* [Written problem]:
Everything from the first line of the data below through the line that contains "plt.rcParams['mathtext.fontset'] = 'stix'" should be written out exactly, please, and nothing more; the pictures stay out.

* [Data segment]:
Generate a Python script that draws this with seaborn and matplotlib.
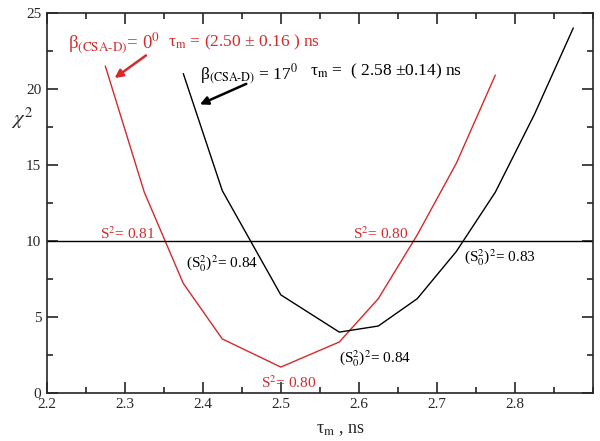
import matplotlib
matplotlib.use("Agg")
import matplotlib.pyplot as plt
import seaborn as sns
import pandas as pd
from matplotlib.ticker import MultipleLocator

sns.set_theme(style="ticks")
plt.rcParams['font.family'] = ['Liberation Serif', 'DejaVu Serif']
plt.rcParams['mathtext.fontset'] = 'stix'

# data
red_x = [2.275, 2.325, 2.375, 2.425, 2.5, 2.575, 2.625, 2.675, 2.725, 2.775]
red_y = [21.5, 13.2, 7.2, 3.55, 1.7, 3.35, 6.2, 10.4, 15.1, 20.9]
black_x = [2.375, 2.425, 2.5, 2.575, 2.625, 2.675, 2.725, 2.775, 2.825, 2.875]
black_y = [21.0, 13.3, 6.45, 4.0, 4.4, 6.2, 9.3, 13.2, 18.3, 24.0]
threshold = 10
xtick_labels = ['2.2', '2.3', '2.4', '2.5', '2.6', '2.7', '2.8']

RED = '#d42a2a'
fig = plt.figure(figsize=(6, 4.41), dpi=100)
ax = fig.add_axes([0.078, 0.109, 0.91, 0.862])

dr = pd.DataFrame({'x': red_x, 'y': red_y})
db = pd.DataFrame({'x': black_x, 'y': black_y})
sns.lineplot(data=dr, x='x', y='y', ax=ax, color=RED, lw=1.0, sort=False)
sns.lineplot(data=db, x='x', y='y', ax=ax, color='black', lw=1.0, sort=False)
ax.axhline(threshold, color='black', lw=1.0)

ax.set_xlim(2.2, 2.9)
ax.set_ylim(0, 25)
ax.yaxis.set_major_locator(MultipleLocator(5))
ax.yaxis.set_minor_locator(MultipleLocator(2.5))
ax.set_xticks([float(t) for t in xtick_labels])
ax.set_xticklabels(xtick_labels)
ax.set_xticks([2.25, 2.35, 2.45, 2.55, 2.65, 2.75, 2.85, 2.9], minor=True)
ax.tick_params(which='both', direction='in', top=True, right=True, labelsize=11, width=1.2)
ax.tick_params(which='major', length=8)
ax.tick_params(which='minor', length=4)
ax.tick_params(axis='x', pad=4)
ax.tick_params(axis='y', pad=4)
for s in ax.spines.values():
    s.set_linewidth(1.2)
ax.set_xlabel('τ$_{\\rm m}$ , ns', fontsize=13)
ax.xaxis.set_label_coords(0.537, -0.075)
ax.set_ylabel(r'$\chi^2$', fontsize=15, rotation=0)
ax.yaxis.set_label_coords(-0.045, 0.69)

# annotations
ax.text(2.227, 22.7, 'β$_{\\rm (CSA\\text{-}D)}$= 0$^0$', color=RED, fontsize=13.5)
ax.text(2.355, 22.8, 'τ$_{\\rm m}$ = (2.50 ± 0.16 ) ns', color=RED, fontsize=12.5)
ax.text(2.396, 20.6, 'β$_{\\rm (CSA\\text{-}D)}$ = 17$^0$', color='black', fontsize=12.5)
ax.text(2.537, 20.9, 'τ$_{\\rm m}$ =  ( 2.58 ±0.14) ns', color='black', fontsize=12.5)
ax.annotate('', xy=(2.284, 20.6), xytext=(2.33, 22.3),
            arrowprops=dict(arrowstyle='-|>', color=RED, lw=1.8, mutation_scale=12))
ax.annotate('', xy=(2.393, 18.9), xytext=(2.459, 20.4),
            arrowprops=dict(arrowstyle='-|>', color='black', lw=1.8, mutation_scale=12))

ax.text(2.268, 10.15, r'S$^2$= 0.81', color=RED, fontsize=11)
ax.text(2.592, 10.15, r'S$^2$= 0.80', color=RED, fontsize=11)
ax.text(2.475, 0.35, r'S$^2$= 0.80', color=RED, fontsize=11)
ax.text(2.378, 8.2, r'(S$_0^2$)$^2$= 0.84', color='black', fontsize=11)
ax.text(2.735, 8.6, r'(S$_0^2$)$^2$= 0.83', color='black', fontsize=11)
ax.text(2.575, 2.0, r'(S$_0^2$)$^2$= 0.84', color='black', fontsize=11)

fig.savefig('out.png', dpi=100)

* [Solution for this exercise]:
Generate a Python script that draws this with seaborn and matplotlib.
import matplotlib
matplotlib.use("Agg")
import matplotlib.pyplot as plt
import seaborn as sns
import pandas as pd
from matplotlib.ticker import MultipleLocator

sns.set_theme(style="ticks")
plt.rcParams['font.family'] = ['Liberation Serif', 'DejaVu Serif']
plt.rcParams['mathtext.fontset'] = 'stix'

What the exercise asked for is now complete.